◆ EXERCISE DETAILS:
Track down each line that has the word "this" and copy it.

◆ ◆ ◆ ◆ ◆

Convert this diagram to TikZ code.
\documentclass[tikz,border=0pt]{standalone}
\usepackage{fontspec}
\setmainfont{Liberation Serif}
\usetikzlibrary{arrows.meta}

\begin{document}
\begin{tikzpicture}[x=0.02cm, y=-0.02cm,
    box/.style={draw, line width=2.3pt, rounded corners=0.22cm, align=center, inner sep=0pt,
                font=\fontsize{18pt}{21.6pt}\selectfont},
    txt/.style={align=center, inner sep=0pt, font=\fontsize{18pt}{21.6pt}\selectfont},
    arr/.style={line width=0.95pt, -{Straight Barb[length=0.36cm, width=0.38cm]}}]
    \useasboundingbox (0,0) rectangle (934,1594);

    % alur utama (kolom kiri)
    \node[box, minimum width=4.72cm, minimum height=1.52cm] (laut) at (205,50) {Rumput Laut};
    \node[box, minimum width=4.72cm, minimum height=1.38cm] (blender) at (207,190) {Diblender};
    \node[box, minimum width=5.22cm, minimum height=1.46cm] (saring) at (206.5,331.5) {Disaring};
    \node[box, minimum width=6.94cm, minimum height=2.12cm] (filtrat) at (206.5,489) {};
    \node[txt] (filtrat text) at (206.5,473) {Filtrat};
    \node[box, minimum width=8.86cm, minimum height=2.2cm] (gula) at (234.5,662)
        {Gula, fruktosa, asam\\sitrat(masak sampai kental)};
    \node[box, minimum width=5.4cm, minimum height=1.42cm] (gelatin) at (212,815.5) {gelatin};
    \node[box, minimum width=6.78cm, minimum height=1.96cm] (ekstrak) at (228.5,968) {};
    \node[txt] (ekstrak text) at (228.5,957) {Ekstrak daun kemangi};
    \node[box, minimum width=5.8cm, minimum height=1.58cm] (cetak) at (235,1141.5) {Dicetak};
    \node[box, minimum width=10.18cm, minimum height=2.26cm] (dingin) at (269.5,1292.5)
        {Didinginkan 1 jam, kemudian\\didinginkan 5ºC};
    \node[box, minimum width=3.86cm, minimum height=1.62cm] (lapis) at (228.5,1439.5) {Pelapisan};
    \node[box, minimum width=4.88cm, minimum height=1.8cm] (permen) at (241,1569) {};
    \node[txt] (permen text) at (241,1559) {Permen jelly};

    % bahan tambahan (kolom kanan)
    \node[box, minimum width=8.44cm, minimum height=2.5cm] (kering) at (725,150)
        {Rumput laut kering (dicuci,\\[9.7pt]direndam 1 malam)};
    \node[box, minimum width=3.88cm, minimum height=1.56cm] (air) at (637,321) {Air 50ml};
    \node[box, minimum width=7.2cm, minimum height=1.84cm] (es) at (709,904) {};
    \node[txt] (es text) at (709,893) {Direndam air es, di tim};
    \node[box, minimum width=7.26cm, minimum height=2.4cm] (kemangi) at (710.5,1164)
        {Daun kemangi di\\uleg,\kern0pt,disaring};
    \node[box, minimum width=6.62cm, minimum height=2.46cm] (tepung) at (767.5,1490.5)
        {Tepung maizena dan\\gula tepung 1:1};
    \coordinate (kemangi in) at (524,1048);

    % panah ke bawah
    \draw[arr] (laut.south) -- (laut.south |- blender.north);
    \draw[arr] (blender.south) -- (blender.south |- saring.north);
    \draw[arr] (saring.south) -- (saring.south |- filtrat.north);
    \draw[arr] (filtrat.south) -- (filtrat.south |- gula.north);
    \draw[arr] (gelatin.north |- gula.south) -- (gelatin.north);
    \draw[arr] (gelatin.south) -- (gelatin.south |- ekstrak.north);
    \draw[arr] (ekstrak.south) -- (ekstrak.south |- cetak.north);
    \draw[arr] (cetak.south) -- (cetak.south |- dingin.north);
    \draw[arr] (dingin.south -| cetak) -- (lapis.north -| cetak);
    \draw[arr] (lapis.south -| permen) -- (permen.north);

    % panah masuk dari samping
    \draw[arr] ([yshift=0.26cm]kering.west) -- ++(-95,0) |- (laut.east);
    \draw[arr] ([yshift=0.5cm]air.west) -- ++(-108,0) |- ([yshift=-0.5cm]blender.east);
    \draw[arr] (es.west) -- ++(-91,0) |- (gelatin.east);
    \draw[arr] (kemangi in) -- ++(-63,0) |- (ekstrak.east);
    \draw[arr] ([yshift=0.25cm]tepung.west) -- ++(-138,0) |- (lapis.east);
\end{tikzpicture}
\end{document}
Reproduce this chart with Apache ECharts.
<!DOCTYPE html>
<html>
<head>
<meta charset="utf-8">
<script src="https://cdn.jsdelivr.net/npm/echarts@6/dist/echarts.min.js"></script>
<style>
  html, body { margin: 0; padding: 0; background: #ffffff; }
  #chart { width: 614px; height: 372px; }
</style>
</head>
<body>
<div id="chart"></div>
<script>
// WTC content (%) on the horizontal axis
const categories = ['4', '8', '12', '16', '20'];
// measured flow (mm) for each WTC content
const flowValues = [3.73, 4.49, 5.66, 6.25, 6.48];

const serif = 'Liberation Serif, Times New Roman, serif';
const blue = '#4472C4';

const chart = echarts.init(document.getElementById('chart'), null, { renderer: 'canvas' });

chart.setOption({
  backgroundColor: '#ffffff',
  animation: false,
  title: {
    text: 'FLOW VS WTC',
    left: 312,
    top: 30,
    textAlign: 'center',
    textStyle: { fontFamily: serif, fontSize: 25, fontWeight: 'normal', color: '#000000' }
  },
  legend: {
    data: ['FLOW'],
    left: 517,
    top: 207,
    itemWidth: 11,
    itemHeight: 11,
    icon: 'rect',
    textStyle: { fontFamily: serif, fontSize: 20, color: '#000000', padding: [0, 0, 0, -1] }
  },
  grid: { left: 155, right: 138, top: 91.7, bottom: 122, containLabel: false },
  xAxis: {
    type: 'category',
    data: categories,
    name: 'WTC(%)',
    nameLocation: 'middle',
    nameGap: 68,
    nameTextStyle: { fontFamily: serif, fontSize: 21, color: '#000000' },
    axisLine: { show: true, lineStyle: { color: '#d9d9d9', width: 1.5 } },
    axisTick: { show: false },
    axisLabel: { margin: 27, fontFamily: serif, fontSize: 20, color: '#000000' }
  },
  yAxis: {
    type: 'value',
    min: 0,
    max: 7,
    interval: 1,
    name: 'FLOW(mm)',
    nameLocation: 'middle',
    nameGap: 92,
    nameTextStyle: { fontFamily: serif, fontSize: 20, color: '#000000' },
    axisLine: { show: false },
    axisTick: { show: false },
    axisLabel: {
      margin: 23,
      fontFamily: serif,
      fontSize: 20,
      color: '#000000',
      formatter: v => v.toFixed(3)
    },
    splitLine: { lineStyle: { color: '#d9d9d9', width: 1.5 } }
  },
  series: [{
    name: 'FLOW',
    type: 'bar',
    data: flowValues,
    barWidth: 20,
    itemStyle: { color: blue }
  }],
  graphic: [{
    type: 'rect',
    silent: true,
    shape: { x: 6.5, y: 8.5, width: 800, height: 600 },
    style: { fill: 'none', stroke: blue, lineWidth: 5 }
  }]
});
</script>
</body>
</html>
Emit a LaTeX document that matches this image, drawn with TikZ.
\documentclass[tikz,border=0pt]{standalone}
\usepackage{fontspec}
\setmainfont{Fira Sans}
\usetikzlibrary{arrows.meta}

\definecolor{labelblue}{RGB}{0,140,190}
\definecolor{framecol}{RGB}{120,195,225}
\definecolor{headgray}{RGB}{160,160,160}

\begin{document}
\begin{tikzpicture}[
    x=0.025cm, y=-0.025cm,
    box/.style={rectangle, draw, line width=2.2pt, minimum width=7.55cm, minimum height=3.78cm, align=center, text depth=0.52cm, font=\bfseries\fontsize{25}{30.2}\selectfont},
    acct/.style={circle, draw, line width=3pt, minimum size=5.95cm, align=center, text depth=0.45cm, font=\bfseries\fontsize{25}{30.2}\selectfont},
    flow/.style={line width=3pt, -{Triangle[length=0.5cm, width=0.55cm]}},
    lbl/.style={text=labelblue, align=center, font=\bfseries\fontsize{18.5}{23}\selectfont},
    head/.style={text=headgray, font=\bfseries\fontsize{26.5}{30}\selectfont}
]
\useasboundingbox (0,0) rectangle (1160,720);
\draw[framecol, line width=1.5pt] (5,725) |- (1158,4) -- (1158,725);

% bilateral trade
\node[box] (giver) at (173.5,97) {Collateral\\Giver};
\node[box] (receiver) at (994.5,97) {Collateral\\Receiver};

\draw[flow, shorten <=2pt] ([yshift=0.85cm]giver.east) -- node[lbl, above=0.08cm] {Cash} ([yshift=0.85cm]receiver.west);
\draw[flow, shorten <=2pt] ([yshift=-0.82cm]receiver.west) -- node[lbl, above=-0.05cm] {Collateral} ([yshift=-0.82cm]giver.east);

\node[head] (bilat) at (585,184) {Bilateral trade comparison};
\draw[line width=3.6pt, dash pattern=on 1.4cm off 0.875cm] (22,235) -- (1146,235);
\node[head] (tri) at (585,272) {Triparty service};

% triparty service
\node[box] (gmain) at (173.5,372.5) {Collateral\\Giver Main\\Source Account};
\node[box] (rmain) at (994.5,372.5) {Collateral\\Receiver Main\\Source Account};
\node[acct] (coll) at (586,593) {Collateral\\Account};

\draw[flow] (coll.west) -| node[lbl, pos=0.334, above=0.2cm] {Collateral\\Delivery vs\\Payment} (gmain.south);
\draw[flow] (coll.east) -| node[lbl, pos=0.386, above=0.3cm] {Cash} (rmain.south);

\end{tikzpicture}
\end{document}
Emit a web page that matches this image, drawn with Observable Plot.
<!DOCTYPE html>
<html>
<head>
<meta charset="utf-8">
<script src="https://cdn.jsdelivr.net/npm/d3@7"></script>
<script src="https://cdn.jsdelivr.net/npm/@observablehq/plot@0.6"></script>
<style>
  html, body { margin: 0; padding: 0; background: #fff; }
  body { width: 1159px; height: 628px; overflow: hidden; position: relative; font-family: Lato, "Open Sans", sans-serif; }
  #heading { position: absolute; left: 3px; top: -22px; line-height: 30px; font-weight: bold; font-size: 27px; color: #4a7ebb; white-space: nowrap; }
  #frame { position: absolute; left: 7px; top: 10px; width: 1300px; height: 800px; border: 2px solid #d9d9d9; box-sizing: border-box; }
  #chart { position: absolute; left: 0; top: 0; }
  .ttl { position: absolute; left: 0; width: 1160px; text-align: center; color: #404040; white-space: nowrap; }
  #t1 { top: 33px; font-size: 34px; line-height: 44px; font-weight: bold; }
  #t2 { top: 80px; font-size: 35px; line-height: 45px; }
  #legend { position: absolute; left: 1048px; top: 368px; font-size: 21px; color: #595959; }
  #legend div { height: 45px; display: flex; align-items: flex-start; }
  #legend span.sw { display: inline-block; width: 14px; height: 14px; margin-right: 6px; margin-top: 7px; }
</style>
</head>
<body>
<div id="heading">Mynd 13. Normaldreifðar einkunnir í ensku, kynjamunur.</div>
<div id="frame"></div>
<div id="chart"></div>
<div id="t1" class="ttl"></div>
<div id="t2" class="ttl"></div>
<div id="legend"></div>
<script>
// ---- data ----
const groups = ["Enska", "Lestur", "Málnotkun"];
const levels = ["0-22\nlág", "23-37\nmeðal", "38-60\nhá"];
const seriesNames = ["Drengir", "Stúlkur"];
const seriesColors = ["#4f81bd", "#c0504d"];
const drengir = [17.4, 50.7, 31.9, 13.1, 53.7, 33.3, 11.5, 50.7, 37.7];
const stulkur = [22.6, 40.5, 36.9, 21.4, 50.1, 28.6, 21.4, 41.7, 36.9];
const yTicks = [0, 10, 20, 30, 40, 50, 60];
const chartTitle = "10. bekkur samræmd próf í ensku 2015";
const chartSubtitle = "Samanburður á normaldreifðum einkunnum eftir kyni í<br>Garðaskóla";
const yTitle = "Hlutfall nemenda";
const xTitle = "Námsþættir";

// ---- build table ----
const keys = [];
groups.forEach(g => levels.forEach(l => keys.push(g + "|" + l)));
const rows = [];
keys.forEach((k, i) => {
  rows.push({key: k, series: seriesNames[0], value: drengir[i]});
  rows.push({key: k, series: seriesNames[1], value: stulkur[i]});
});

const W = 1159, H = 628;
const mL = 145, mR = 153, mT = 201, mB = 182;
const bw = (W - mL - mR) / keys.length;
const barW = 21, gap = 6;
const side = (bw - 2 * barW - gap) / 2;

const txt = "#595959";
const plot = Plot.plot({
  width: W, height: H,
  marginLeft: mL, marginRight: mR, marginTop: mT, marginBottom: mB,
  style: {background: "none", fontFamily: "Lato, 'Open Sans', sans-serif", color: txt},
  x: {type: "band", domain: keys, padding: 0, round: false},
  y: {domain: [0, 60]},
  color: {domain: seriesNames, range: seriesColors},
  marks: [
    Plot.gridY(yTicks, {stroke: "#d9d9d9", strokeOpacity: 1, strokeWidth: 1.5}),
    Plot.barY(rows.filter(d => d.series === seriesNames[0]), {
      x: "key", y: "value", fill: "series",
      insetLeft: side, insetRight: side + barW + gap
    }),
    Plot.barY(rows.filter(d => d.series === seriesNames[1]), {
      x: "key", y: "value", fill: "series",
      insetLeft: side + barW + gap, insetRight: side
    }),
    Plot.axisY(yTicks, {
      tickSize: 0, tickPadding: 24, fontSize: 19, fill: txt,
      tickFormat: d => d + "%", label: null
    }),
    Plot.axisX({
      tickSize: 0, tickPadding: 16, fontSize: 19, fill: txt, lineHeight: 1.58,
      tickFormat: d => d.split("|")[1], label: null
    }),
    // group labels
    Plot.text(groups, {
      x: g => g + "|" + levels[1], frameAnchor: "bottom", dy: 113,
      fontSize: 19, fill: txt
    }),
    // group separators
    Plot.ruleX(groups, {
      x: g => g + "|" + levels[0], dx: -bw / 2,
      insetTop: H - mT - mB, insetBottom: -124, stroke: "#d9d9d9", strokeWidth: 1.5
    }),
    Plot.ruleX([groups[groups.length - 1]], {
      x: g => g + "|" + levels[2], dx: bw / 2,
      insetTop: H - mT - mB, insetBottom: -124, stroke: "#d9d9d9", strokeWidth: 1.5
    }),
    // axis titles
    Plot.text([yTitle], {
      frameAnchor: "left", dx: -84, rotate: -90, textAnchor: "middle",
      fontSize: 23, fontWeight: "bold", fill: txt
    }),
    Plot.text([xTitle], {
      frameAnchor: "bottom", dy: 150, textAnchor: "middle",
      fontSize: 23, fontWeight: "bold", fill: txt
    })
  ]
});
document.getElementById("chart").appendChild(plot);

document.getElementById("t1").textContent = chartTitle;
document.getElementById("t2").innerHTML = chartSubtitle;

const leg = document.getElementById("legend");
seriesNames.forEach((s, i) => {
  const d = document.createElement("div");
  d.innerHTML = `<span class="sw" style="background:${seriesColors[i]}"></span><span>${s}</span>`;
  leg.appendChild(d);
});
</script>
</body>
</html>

◆ ◆ ◆ ◆ ◆

◆ SOLUTION TO THE PROBLEM:
Convert this diagram to TikZ code.
Reproduce this chart with Apache ECharts.
Emit a LaTeX document that matches this image, drawn with TikZ.
Emit a web page that matches this image, drawn with Observable Plot.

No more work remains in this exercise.